5. Salotti, V., Schenck, N.A. and Thornton, J. (2013) The Decline of Franchise Values during the 2008 Financial Crisis: Were Thrifts the Biggest Losers? Working paper.
JOB MARKET PAPER 2
ABSTRACT: We investigate the perceived inferiority of the thrift institutions by comparing their performance to the commercial banks during the period of 2000-2011. We focus on franchise values and their “traditional” determinants such as deposits, loan portfolio mix and asset quality. At the beginning of the sample period, commercial bank franchise values were on average higher than those of thrifts. Even though franchise values of both commercial banks and thrifts declined during the financial crisis of 2008, we find, contrary to expectations, that commercial banks experienced a significantly steeper decline than thrifts. By the end of the financial crisis there is essentially no difference, either statistically or economically, between the two charters. While asset quality remains the most important loan related determinant of franchise value for banks and thrifts throughout our sampling period, during the crisis the exposure to real estate lending significantly affected the decline in value for banks but not for thrifts.
6. Schenck, N. and Thornton, J. (2012). The Dynamic Study of Non-Performing Loans and Business Lending Standards: Bank Size Effect.
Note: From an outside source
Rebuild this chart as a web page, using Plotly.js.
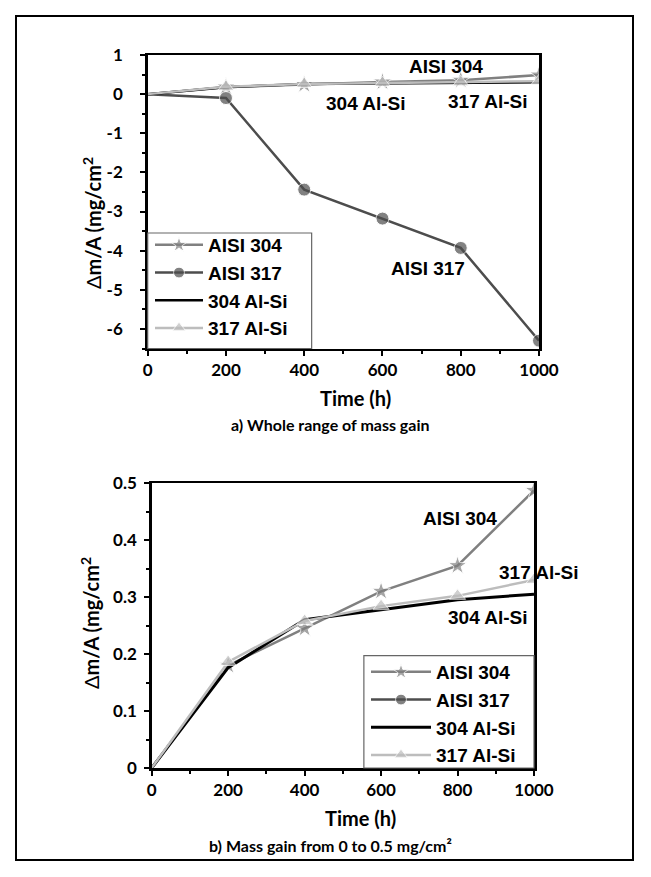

Working paper.
ABSTRACT: This paper examines the dynamic interactions between real GDP growth rate, lending standards and three financial institution loan quality metrics - the ratios of non-current loans, net charge-offs and allocation for loan losses. A vector autoregression (VAR) technique with the Cholesky decomposition is used to evaluate the reaction of these variables to shocks to business lending standards, changes in business cycles and changes in non-current assets for banks and thrifts in different asset size groups. The sample uses aggregate data for all FDIC insured depository institutions, banks and thrifts from 1990.Q3 to 2011.Q4. We find that mid-size and small financial institutions delay loss allowance recognition compared to the largest banks (assets over $10 billion). The largest banks react to an increase in the level of non-current assets by tightening their lending standards. However, as the lending standards change, the impact on the level of non-current assets is not statistically significant for all but the smallest institutions (assets under $100 million).